126: Killer Instinct - Joseph Finder. There must be a very good reason why Joseph Finder's Killer Instinct sat on my bookshelf for the better part of a year before giving it a shot and the promised review. The reason I say there must be a very good reason is that the "CEO of Suspense" hooked me from the first pages. Jason Steadman is a top sales guy at Entronics, an electronics company that seems to specialize in plasma televisions for corporations. Think of your local car dealership or airport. If they have a plasma television running advertisements in the lobby, that's what Entronics is trying to sell you. That's what Jason Steadman is trying to sell you.

When he runs his car into a ditch while he is talking on his cell phone (ha!) and reaching for his Blackberry (ha!) Jason meets Kurt, the tow truck guy.
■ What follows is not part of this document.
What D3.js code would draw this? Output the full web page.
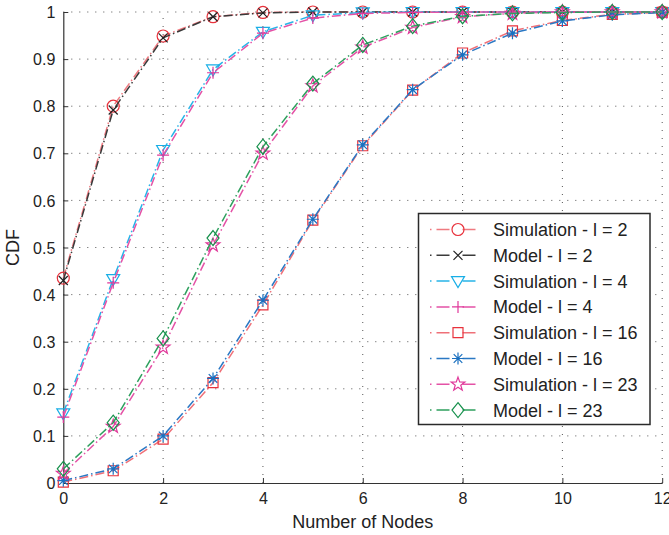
<!DOCTYPE html>
<html><head><meta charset="utf-8">
<script src="https://cdn.jsdelivr.net/npm/d3@7"></script>
<style>html,body{margin:0;padding:0;background:#fff;}text{font-family:"Liberation Sans",Arial,Helvetica,sans-serif;fill:#222;}</style>
</head><body><svg id="c" width="669" height="535"></svg>
<script>
const xs = [0,1,2,3,4,5,6,7,8,9,10,11,12];
const simL2   = [0.435,0.800,0.949,0.990,0.999,1.000,1,1,1,1,1,1,1];
const modL2   = [0.430,0.792,0.945,0.990,0.998,1.000,1,1,1,1,1,1,1];
const simL4   = [0.148,0.433,0.707,0.878,0.958,0.993,0.999,1,1,1,1,1,1];
const modL4   = [0.140,0.425,0.696,0.871,0.955,0.987,0.997,0.999,1,1,1,1,1];
const simL16  = [0.002,0.026,0.093,0.213,0.378,0.558,0.716,0.834,0.913,0.960,0.982,0.995,0.999];
const modL16  = [0.005,0.030,0.100,0.222,0.388,0.560,0.718,0.835,0.909,0.955,0.981,0.994,0.999];
const simL23  = [0.020,0.120,0.288,0.505,0.700,0.843,0.925,0.967,0.990,0.997,1,1,1];
const modL23  = [0.030,0.128,0.307,0.520,0.714,0.848,0.930,0.970,0.991,0.997,0.999,1,1];
const legendLabels = ["Simulation - l = 2","Model - l = 2","Simulation - l = 4","Model - l = 4","Simulation - l = 16","Model - l = 16","Simulation - l = 23","Model - l = 23"];
const xTicks = [0,2,4,6,8,10,12];
const yTicks = [0,0.1,0.2,0.3,0.4,0.5,0.6,0.7,0.8,0.9,1];

const series = [
  {v:simL2,  line:"#ef7a80", mk:"#e8323c", m:"circle"},
  {v:modL2,  line:"#3a3a3a", mk:"#222222", m:"x"},
  {v:simL4,  line:"#27b4e8", mk:"#18aee6", m:"tri"},
  {v:modL4,  line:"#e452a6", mk:"#e0389a", m:"plus"},
  {v:simL16, line:"#ef7078", mk:"#e8323c", m:"square"},
  {v:modL16, line:"#2a78c4", mk:"#1a70c0", m:"ast"},
  {v:simL23, line:"#e452a6", mk:"#e0389a", m:"star"},
  {v:modL23, line:"#2ea05e", mk:"#16904c", m:"diamond"}
];

const svg = d3.select("#c");
const L=63.3, R=662.2, T=12, B=483;
const x = d3.scaleLinear().domain([0,12]).range([L,R]);
const y = d3.scaleLinear().domain([0,1]).range([B,T]);

// grid
const g = svg.append("g");
g.selectAll(".gv").data(xTicks.filter(d=>d>0)).enter().append("line")
  .attr("x1",d=>x(d)).attr("x2",d=>x(d)).attr("y1",B).attr("y2",T)
  .attr("stroke","#555").attr("stroke-width",1).attr("stroke-dasharray","1,7");
g.selectAll(".gh").data(yTicks.filter(d=>d>0)).enter().append("line")
  .attr("y1",d=>y(d)).attr("y2",d=>y(d)).attr("x1",L).attr("x2",R)
  .attr("stroke","#555").attr("stroke-width",1).attr("stroke-dasharray","1,7");

// axes
const xAxis = d3.axisBottom(x).tickValues(xTicks).tickSizeInner(-5).tickSizeOuter(0).tickPadding(10).tickFormat(d3.format("d"));
const yAxis = d3.axisLeft(y).tickValues(yTicks).tickSizeInner(-5).tickSizeOuter(0).tickPadding(8).tickFormat(d=>d===0||d===1?String(d):d3.format(".1f")(d));
const gx = svg.append("g").attr("transform",`translate(0,${B})`).call(xAxis);
const gy = svg.append("g").attr("transform",`translate(${L},0)`).call(yAxis);
[gx,gy].forEach(a=>{
  a.select(".domain").attr("stroke","#333").attr("stroke-width",1.2);
  a.selectAll(".tick line").attr("stroke","#333").attr("stroke-width",1);
  a.selectAll(".tick text").attr("font-size","16px").attr("fill","#222").style("font-family","'Liberation Sans',Arial,sans-serif");
});
gy.selectAll(".tick text").attr("dy","0.35em");

svg.append("text").attr("x",(L+R)/2).attr("y",528).attr("text-anchor","middle").attr("font-size","18px").text("Number of Nodes");
svg.append("text").attr("transform",`translate(19,${(T+B)/2}) rotate(-90)`).attr("text-anchor","middle").attr("font-size","18px").text("CDF");

// marker paths (relative to centre)
function markerPath(m){
  const p = d3.path();
  if(m==="circle"){ p.moveTo(6,0); p.arc(0,0,6,0,2*Math.PI); }
  else if(m==="x"){ p.moveTo(-4.5,-4.5);p.lineTo(4.5,4.5);p.moveTo(-4.5,4.5);p.lineTo(4.5,-4.5); }
  else if(m==="tri"){ p.moveTo(-6.5,-4.5);p.lineTo(6.5,-4.5);p.lineTo(0,6.5);p.closePath(); }
  else if(m==="plus"){ p.moveTo(-6,0);p.lineTo(6,0);p.moveTo(0,-6);p.lineTo(0,6); }
  else if(m==="square"){ p.rect(-5,-5,10,10); }
  else if(m==="ast"){ p.moveTo(-6,0);p.lineTo(6,0);p.moveTo(0,-6);p.lineTo(0,6);p.moveTo(-4.3,-4.3);p.lineTo(4.3,4.3);p.moveTo(-4.3,4.3);p.lineTo(4.3,-4.3); }
  else if(m==="star"){ for(let i=0;i<10;i++){const r=i%2?2.9:7.2;const a=-Math.PI/2+i*Math.PI/5;const px=r*Math.cos(a),py=r*Math.sin(a);i?p.lineTo(px,py):p.moveTo(px,py);} p.closePath(); }
  else if(m==="diamond"){ p.moveTo(0,-7.5);p.lineTo(6,0);p.lineTo(0,7.5);p.lineTo(-6,0);p.closePath(); }
  return p.toString();
}

const line = d3.line().x((d,i)=>x(xs[i])).y(d=>y(d));
const dash = "9,3,1.5,3";
series.forEach(s=>{
  svg.append("path").attr("d",line(s.v)).attr("fill","none").attr("stroke",s.line)
    .attr("stroke-width",1.5).attr("stroke-dasharray",dash);
  svg.append("g").selectAll("path").data(s.v).enter().append("path")
    .attr("transform",(d,i)=>`translate(${x(xs[i])},${y(d)})`)
    .attr("d",markerPath(s.m)).attr("fill","none").attr("stroke",s.mk).attr("stroke-width",1.2);
});

// legend
const lg = svg.append("g");
lg.append("rect").attr("x",418.5).attr("y",213.5).attr("width",231.5).attr("height",211)
  .attr("fill","#fff").attr("stroke","#2a2a2a").attr("stroke-width",1.5);
series.forEach((s,i)=>{
  const cy = 229.5 + i*25.8;
  const row = lg.append("g");
  row.append("line").attr("x1",430).attr("x2",477).attr("y1",cy).attr("y2",cy)
    .attr("stroke",s.line).attr("stroke-width",1.5).attr("stroke-dasharray","1.5,5,13,13,13,5,1.5");
  row.append("path").attr("transform",`translate(458,${cy})`).attr("d",markerPath(s.m))
    .attr("fill","none").attr("stroke",s.mk).attr("stroke-width",1.2);
  row.append("text").attr("x",493).attr("y",cy).attr("dy","0.36em").attr("font-size","18px").text(legendLabels[i]);
});
</script></body></html>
Jason befriends Kurt when they start talking about baseball. Remember, Jason is a salesman and if he finds the right topic he can talk with anyone. Kurt helps Jason out and gets him a better deal at the repair shop, and Jason helps get Kurt a job in corporate security. See, Kurt is ex-Special Forces and he starts using his skills and resources to do "favors" for Jason. These favors help Jason move up the corporate ladder at the expense of some of his more antagonistic coworkers. Things heat up when Jason realizes the level of what Kurt is doing and Jason tries to get Kurt to stop. Then it gets personal because Kurt takes care of his friends, but you don’t want him as an enemy.

I obviously did not know Finder's track record because he has several other thrillers that have sold well, but I found Killer Instinct to be well written and well paced and well constructed and just well done. As I said, Finder hooked me early and got me involved in the story and Finder shows a knowledge of sales and the corporate environment of sales (though I hope to never have a boss like Gordy in any work environment). I do have minor quibbles with story points: I feel that Finder lays the "Business is War" mentality on a little thick and the repetition of Jason listening to business motivational CDs in his car was a bit much, but Kurt was also a bit over the top. I know there are likely highly competent former soldiers out there, but Kurt was too good, too skillful and it stretched my credulity a bit.

But with that said, I thoroughly enjoyed Killer Instinct and only wish that I read it seven months ago.